Data:
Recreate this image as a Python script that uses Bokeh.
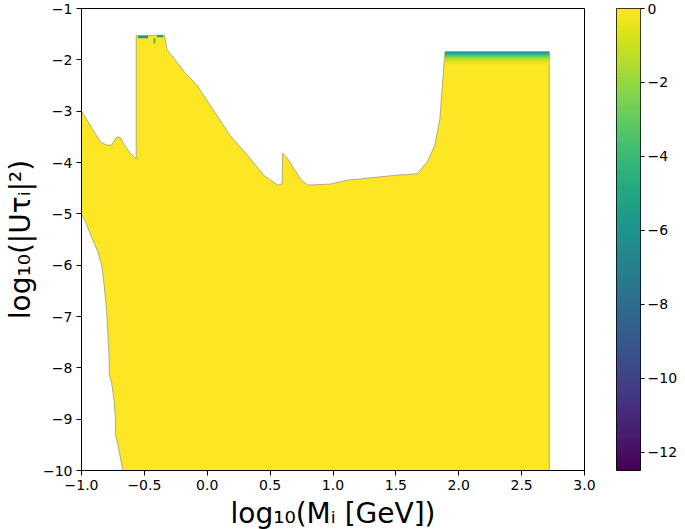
import numpy as np
from bokeh.plotting import figure
from bokeh.layouts import row
from bokeh.models import (LinearColorMapper, FixedTicker, CustomJSTickFormatter,
                          ColumnDataSource)
from bokeh.palettes import Viridis256
from bokeh.transform import linear_cmap
from bokeh.embed import file_html
from bokeh.resources import INLINE

# ---- data: boundary of the allowed region (log10 M, log10 |U|^2) ----
region_x = [-0.67, -0.69, -0.71, -0.73, -0.73, -0.74, -0.76, -0.78, -0.78, -0.79,
            -0.80, -0.82, -0.84, -0.87, -0.92, -0.96, -1.00,
            -1.00, -0.95, -0.90, -0.85, -0.80, -0.76, -0.72, -0.69, -0.66, -0.62,
            -0.565, -0.565, -0.34, -0.32, -0.25, -0.18, -0.08, 0.06, 0.18, 0.32,
            0.45, 0.56, 0.595, 0.60, 0.63, 0.66, 0.69, 0.75, 0.80, 0.98, 1.12,
            1.22, 1.49, 1.67, 1.75, 1.81, 1.85, 1.87, 1.89, 2.72, 2.72]
region_y = [-10.0, -9.76, -9.5, -9.3, -9.0, -8.65, -8.3, -8.13, -7.8, -7.35,
            -6.9, -6.38, -6.0, -5.74, -5.45, -5.2, -5.0,
            -3.0, -3.2, -3.4, -3.6, -3.66, -3.66, -3.5, -3.52, -3.65, -3.8,
            -3.93, -1.53, -1.52, -1.8, -2.02, -2.24, -2.5, -3.02, -3.47, -3.86,
            -4.25, -4.44, -4.42, -3.82, -3.9, -4.0, -4.12, -4.35, -4.44, -4.42, -4.34,
            -4.32, -4.25, -4.22, -3.99, -3.66, -3.15, -2.5, -1.85, -1.85, -10.0]
region_value = 0.0

# rows of smaller values near the upper edges (colour value = log10 ratio)
band_left = [1.89, 1.89, 1.89, 1.89, 1.89, 1.89, -0.55, -0.40, -0.43]
band_right = [2.72, 2.72, 2.72, 2.72, 2.72, 2.72, -0.47, -0.35, -0.41]
band_top = [-1.84, -1.88, -1.92, -1.96, -2.00, -2.05, -1.53, -1.52, -1.58]
band_bottom = [-1.88, -1.92, -1.96, -2.00, -2.05, -2.10, -1.58, -1.56, -1.68]
band_value = [-6.2, -4.5, -2.8, -1.6, -0.8, -0.3, -6.0, -6.0, -3.0]

x_ticks = [-1.0, -0.5, 0.0, 0.5, 1.0, 1.5, 2.0, 2.5, 3.0]
y_ticks = [-10, -9, -8, -7, -6, -5, -4, -3, -2, -1]
cbar_ticks = [0, -2, -4, -6, -8, -10, -12]
cbar_low, cbar_high = -12.5, 0.0

FONT = "DejaVu Sans"
mapper = LinearColorMapper(palette=Viridis256, low=cbar_low, high=cbar_high)

p = figure(frame_width=503, frame_height=462, min_border_left=79, min_border_top=8,
           min_border_bottom=55, min_border_right=14,
           x_range=(-1.0, 3.0), y_range=(-10.0, -1.0),
           output_backend="svg", toolbar_location=None)

src = ColumnDataSource(dict(x=[region_x], y=[region_y], v=[region_value]))
p.patches("x", "y", source=src,
          fill_color=linear_cmap("v", Viridis256, cbar_low, cbar_high),
          line_color="#a09a70", line_width=0.8)

bsrc = ColumnDataSource(dict(l=band_left, r=band_right, t=band_top, b=band_bottom, v=band_value))
p.quad(left="l", right="r", top="t", bottom="b", source=bsrc,
       fill_color=linear_cmap("v", Viridis256, cbar_low, cbar_high),
       line_color=None)

p.xgrid.visible = False
p.ygrid.visible = False
p.outline_line_color = "black"
p.outline_line_width = 1

p.xaxis.ticker = FixedTicker(ticks=x_ticks)
p.yaxis.ticker = FixedTicker(ticks=y_ticks)
p.xaxis.formatter = CustomJSTickFormatter(code="return tick.toFixed(1).replace('-', '\u2212');")
p.yaxis.formatter = CustomJSTickFormatter(code="return tick.toFixed(0).replace('-', '\u2212');")
p.xaxis.axis_label = "log₁₀(Mᵢ [GeV])"
p.yaxis.axis_label = "log₁₀(|Uτᵢ|²)"

for ax in (p.xaxis[0], p.yaxis[0]):
    ax.axis_label_text_font = FONT
    ax.axis_label_text_font_size = "28px"
    ax.axis_label_text_font_style = "normal"
    ax.axis_label_text_color = "black"
    ax.major_label_text_font = FONT
    ax.major_label_text_font_size = "14px"
    ax.major_label_text_color = "black"
    ax.major_tick_out = 5
    ax.major_tick_in = 0
    ax.minor_tick_out = 0
    ax.minor_tick_in = 0
    ax.axis_line_color = "black"
    ax.major_tick_line_color = "black"
    ax.major_label_standoff = 4
p.xaxis.axis_label_standoff = 4
p.yaxis.axis_label_standoff = 3

# ---- colour bar ----
ramp = np.linspace(cbar_low, cbar_high, 256).reshape(-1, 1)
cb = figure(frame_width=24, frame_height=462, min_border_left=18, min_border_top=8,
            min_border_bottom=55, min_border_right=3,
            x_range=(0, 1), y_range=(cbar_low, cbar_high), y_axis_location="right",
            output_backend="svg", toolbar_location=None)
cb.image(image=[ramp], x=0, y=cbar_low, dw=1, dh=cbar_high - cbar_low, color_mapper=mapper)
cb.xaxis.visible = False
cb.xgrid.visible = False
cb.ygrid.visible = False
cb.outline_line_color = "black"
cb.yaxis.ticker = FixedTicker(ticks=cbar_ticks)
cb.yaxis.formatter = CustomJSTickFormatter(code="return tick.toFixed(0).replace('-', '\u2212');")
cb.yaxis.major_label_text_font = FONT
cb.yaxis.major_label_text_font_size = "14px"
cb.yaxis.major_label_text_color = "black"
cb.yaxis.major_tick_out = 4
cb.yaxis.major_tick_in = 0
cb.yaxis.minor_tick_out = 0
cb.yaxis.minor_tick_in = 0
cb.yaxis.axis_line_color = None
cb.yaxis.major_label_standoff = 3

layout = row(p, cb)
open("out.html", "w").write(file_html(layout, INLINE))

Exercise aim:
Scan the lines for the string "image". Pick out every line that has it.

Task result:
Recreate this image as a Python script that uses Bokeh.
cb.image(image=[ramp], x=0, y=cbar_low, dw=1, dh=cbar_high - cbar_low, color_mapper=mapper)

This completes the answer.